Pigment Inkjet Printers
Pigment-based digital textile printers apply pigment inks — colorants suspended in a binder system rather than chemically bonding with fiber — to fabric surfaces. Because pigment inks sit on the fabric surface rather than penetrating the fiber, they are compatible with virtually any fiber type without requiring fiber-specific ink chemistry changes, making them uniquely versatile for printing on blended or multi-fiber fabrics including jacquard constructions that may incorporate several different fiber types in their warp and weft. Modern pigment digital printers have significantly improved washfastness and color range compared to earlier generations, and they eliminate the wet processing (steaming, washing) required by reactive and acid inks, reducing water consumption, wastewater handling requirements, and processing infrastructure. For printing on cotton jacquard, linen jacquard, and natural fiber blended jacquards where reactive ink direct printing would require wet processing investment, pigment inkjet printing offers a compelling alternative with lower total system cost.
Comparing Fabric Printer Types for Jacquard Applications
No single printer type is optimal for all jacquard printing applications. The following comparison summarizes the key trade-offs across the dimensions most relevant to jacquard fabric printing decisions.
| Printer Type | Compatible Jacquard Fibers | Print Resolution | Min. Run Length | Post-Processing Required |
| Direct inkjet (reactive) | Cotton, silk, viscose jacquard | Very high | 1 meter | Steam + wash |
| Direct inkjet (disperse) | Polyester jacquard | Very high | 1 meter | Heat fixation |
| Dye sublimation | Polyester jacquard only | Very high | 1 meter | Heat press transfer |
| Pigment inkjet | All fiber types | High | 1 meter | Curing only (no wet process) |
| Rotary screen | Most fiber types | Moderate | 500–1,000+ meters | Steam + wash |
Challenges of Printing on Jacquard Fabric
Printing onto jacquard fabric presents specific technical challenges that do not arise when printing on smooth, flat wovens or knits, and these challenges must be addressed in both the printer setup and the design stage to achieve acceptable print quality.

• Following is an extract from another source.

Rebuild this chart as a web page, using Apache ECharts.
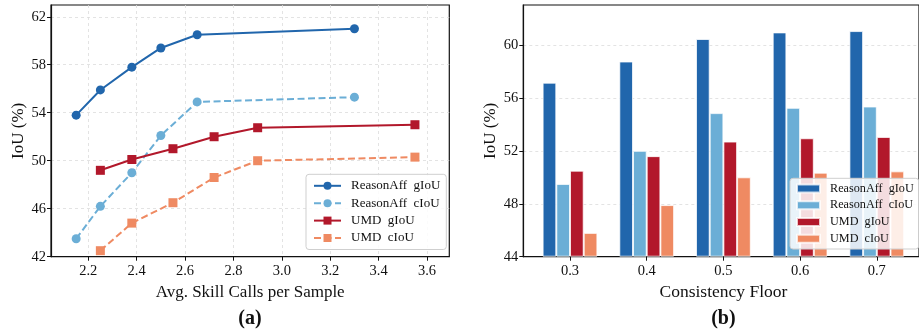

- Surface texture affects ink drop placement: The raised and recessed areas of a jacquard weave pattern create a micro-topography on the fabric surface. Inkjet droplets landing on raised warp float areas behave differently from those landing in recessed ground weave areas — absorption rates, spreading behavior, and dot placement accuracy all vary across the textured surface. This can produce visible print density variation that follows the woven pattern structure, particularly in large flat-color print areas. Designing prints with this texture interaction in mind — using tonal variation or intentional pattern overlap with the weave structure — reduces the visibility of this artifact in the finished product.
- Fabric stability during printing: Woven jacquard fabrics, particularly those incorporating loose float yarns or high thread counts, can be dimensionally less stable than tight plain-weave fabrics during the printing process. Fabric distortion or elongation in the print zone causes pattern registration errors and color mis-alignment in multi-pass digital printing. Sticky-belt transport systems on modern digital textile printers, which hold the fabric flat and dimensionally stable against a belt during printing, significantly mitigate this problem compared to older roll-to-roll transport designs.
- Ink penetration depth and coverage: Jacquard fabrics are typically heavier and denser than plain-weave fabrics of equivalent yarn count, which can limit ink penetration to the surface layers of the fabric. Insufficient ink penetration produces prints that appear adequately colored from the front but show significant color loss or "ghosting" on the fabric reverse — acceptable for some applications but problematic for fashion and home textile products where the reverse is visible. Increasing ink volume per pass and optimizing fixation parameters (steaming time and temperature for reactive inks; heat press time and temperature for sublimation) improves penetration into dense jacquard structures.
Design Considerations When Combining Jacquard Weave and Print
The most successful printed jacquard products use the relationship between the woven structure and the print design as an intentional design element rather than treating them as independent layers that happen to coexist on the same substrate. Several design approaches consistently produce strong results when combining jacquard texture with printed graphics.
- Tonal print over woven pattern: Printing a semi-transparent or tonal color wash over a woven jacquard pattern allows the structural texture to remain visible through the print, creating a layered visual depth that is impossible to achieve with either the print or the weave alone. This approach is widely used in fashion fabric development to add seasonal color to base jacquard constructions without obscuring the tactile value of the weave.
- Complementary scale relationship: Designs where the printed motif scale complements rather than conflicts with the scale of the woven jacquard pattern produce the most harmonious results. Large-scale printed graphics work well over small-repeat jacquard textures; small printed details are best applied to smooth or very fine jacquard constructions where the weave texture does not visually compete with the fine print detail.
- Registration-independent abstract prints: In high-volume production where exact print registration to the weave pattern repeat cannot be guaranteed, designing print patterns that do not require precise alignment with the woven repeat — abstract watercolor washes, all-over floral patterns, or deliberately free-placement motifs — eliminates registration as a production constraint while maintaining visual interest across the full woven and printed surface.
Jacquard fabric and digital fabric printing are individually powerful textile technologies; together, they open a design space that neither can access alone. Understanding the structural character of jacquard fabric — its fiber composition, weave architecture, surface texture, and behavior as a printing substrate — and matching that understanding to the capabilities and limitations of the available fabric printer types is the foundation of making informed decisions at every stage of jacquard product development, from initial design concept through production specification and quality validation.